--- SUPPLIED INFORMATION ---
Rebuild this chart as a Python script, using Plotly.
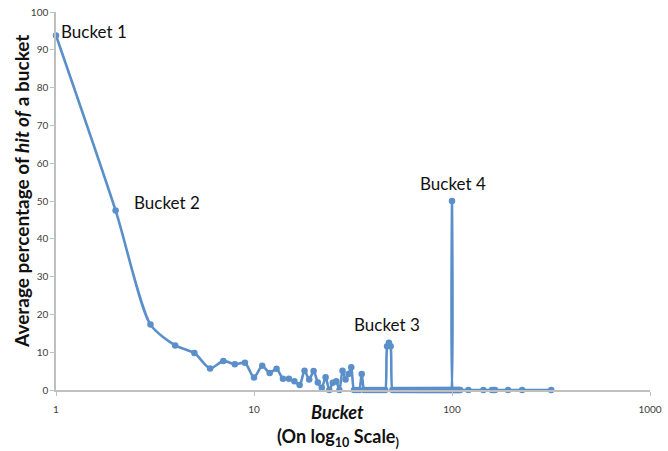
import math
import plotly.graph_objects as go

# Bucket index (log10 x axis) and average hit percentage
buckets = list(range(1, 111)) + [121, 144, 159, 162, 165, 192, 226, 317]

hits_1_35 = [93.8, 47.5, 17.3, 11.8, 9.8, 5.7, 7.7, 6.8, 7.2, 3.3,
             6.4, 4.5, 5.6, 3.0, 3.0, 2.3, 1.3, 5.1, 2.8, 5.0,
             2.0, 0.6, 3.4, 0.0, 1.9, 2.3, 0.0, 5.1, 2.8, 4.2,
             6.0, 0.0, 0.0, 0.0, 4.2]
hits_36_49 = [0.0] * 11 + [11.6, 12.5, 11.6]
hits_50_110 = [0.0] * 50 + [50.0] + [0.0] * 10
hits_tail = [0.0] * 8
hits = hits_1_35 + hits_36_49 + hits_50_110 + hits_tail

y_ticks = list(range(0, 101, 10))
x_ticks = [1, 10, 100, 1000]

labels = ["Bucket 1", "Bucket 2", "Bucket 3", "Bucket 4"]
label_x = [1.03, 2.42, 31.3, 67.3]
label_y = [91.5, 46.3, 14.0, 51.3]

BLUE = "#5B8FCA"
FONT = "Lato"

fig = go.Figure()
fig.add_trace(go.Scatter(
    x=buckets, y=hits, mode="lines+markers",
    line=dict(color=BLUE, width=2.6, shape="spline", smoothing=0.7),
    marker=dict(color=BLUE, size=6.5),
    cliponaxis=False,
    showlegend=False, hoverinfo="x+y",
))

for t, lx, ly in zip(labels, label_x, label_y):
    fig.add_annotation(x=math.log10(lx), y=ly, xref="x", yref="y", text=t,
                       showarrow=False, xanchor="left", yanchor="bottom",
                       font=dict(family=FONT, size=17, color="#111111"))

fig.add_annotation(x=(21 - 56) / 594, y=(390 - 192) / 378, xref="paper", yref="paper",
                   xanchor="center", yanchor="middle",
                   text="<b>Average percentage of <i>hit of</i> a bucket</b>",
                   textangle=-90, showarrow=False,
                   font=dict(family=FONT, size=19, color="#111111"))
fig.add_annotation(x=(337.5 - 56) / 594, y=-(412 - 390) / 378, xref="paper", yref="paper",
                   text="<b><i>Bucket</i></b>", showarrow=False, yanchor="middle",
                   font=dict(family=FONT, size=18, color="#111111"))
fig.add_annotation(x=(338 - 56) / 594, y=-(437 - 390) / 378, xref="paper", yref="paper",
                   text="<b>(On log<sub>10</sub> Scale<sub>)</sub></b>", showarrow=False,
                   yanchor="middle",
                   font=dict(family=FONT, size=18, color="#111111"))

fig.update_layout(
    width=668, height=451, autosize=False,
    margin=dict(l=56, r=18, t=12, b=61, autoexpand=False),
    paper_bgcolor="white", plot_bgcolor="white",
    font=dict(family=FONT, color="#404040"),
)
fig.update_xaxes(
    type="log", range=[0, 3], tickvals=x_ticks, ticktext=[str(v) for v in x_ticks],
    showgrid=False, zeroline=False, showline=True, linecolor="#BFBFBF", linewidth=1.5,
    ticks="outside", ticklen=4, tickcolor="#BFBFBF", ticklabelstandoff=5,
    tickfont=dict(size=10, color="#404040"),
)
fig.update_yaxes(
    range=[0, 100], tickvals=y_ticks, showgrid=False, zeroline=False,
    showline=True, linecolor="#BFBFBF", linewidth=1.5,
    ticks="outside", ticklen=4, tickcolor="#BFBFBF",
    tickfont=dict(size=10, color="#404040"),
)

fig.write_html("out.html", config={"displayModeBar": False},
               post_script="document.body.style.margin='0';"
                           "document.body.style.overflow='hidden';")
---
* REQUIREMENTS *
Quote each line of the listing exactly, but leave the pictures out.

* OUTPUT *
Rebuild this chart as a Python script, using Plotly.
import math
import plotly.graph_objects as go

# Bucket index (log10 x axis) and average hit percentage
buckets = list(range(1, 111)) + [121, 144, 159, 162, 165, 192, 226, 317]

hits_1_35 = [93.8, 47.5, 17.3, 11.8, 9.8, 5.7, 7.7, 6.8, 7.2, 3.3,
             6.4, 4.5, 5.6, 3.0, 3.0, 2.3, 1.3, 5.1, 2.8, 5.0,
             2.0, 0.6, 3.4, 0.0, 1.9, 2.3, 0.0, 5.1, 2.8, 4.2,
             6.0, 0.0, 0.0, 0.0, 4.2]
hits_36_49 = [0.0] * 11 + [11.6, 12.5, 11.6]
hits_50_110 = [0.0] * 50 + [50.0] + [0.0] * 10
hits_tail = [0.0] * 8
hits = hits_1_35 + hits_36_49 + hits_50_110 + hits_tail

y_ticks = list(range(0, 101, 10))
x_ticks = [1, 10, 100, 1000]

labels = ["Bucket 1", "Bucket 2", "Bucket 3", "Bucket 4"]
label_x = [1.03, 2.42, 31.3, 67.3]
label_y = [91.5, 46.3, 14.0, 51.3]

BLUE = "#5B8FCA"
FONT = "Lato"

fig = go.Figure()
fig.add_trace(go.Scatter(
    x=buckets, y=hits, mode="lines+markers",
    line=dict(color=BLUE, width=2.6, shape="spline", smoothing=0.7),
    marker=dict(color=BLUE, size=6.5),
    cliponaxis=False,
    showlegend=False, hoverinfo="x+y",
))

for t, lx, ly in zip(labels, label_x, label_y):
    fig.add_annotation(x=math.log10(lx), y=ly, xref="x", yref="y", text=t,
                       showarrow=False, xanchor="left", yanchor="bottom",
                       font=dict(family=FONT, size=17, color="#111111"))

fig.add_annotation(x=(21 - 56) / 594, y=(390 - 192) / 378, xref="paper", yref="paper",
                   xanchor="center", yanchor="middle",
                   text="<b>Average percentage of <i>hit of</i> a bucket</b>",
                   textangle=-90, showarrow=False,
                   font=dict(family=FONT, size=19, color="#111111"))
fig.add_annotation(x=(337.5 - 56) / 594, y=-(412 - 390) / 378, xref="paper", yref="paper",
                   text="<b><i>Bucket</i></b>", showarrow=False, yanchor="middle",
                   font=dict(family=FONT, size=18, color="#111111"))
fig.add_annotation(x=(338 - 56) / 594, y=-(437 - 390) / 378, xref="paper", yref="paper",
                   text="<b>(On log<sub>10</sub> Scale<sub>)</sub></b>", showarrow=False,
                   yanchor="middle",
                   font=dict(family=FONT, size=18, color="#111111"))

fig.update_layout(
    width=668, height=451, autosize=False,
    margin=dict(l=56, r=18, t=12, b=61, autoexpand=False),
    paper_bgcolor="white", plot_bgcolor="white",
    font=dict(family=FONT, color="#404040"),
)
fig.update_xaxes(
    type="log", range=[0, 3], tickvals=x_ticks, ticktext=[str(v) for v in x_ticks],
    showgrid=False, zeroline=False, showline=True, linecolor="#BFBFBF", linewidth=1.5,
    ticks="outside", ticklen=4, tickcolor="#BFBFBF", ticklabelstandoff=5,
    tickfont=dict(size=10, color="#404040"),
)
fig.update_yaxes(
    range=[0, 100], tickvals=y_ticks, showgrid=False, zeroline=False,
    showline=True, linecolor="#BFBFBF", linewidth=1.5,
    ticks="outside", ticklen=4, tickcolor="#BFBFBF",
    tickfont=dict(size=10, color="#404040"),
)

fig.write_html("out.html", config={"displayModeBar": False},
               post_script="document.body.style.margin='0';"
                           "document.body.style.overflow='hidden';")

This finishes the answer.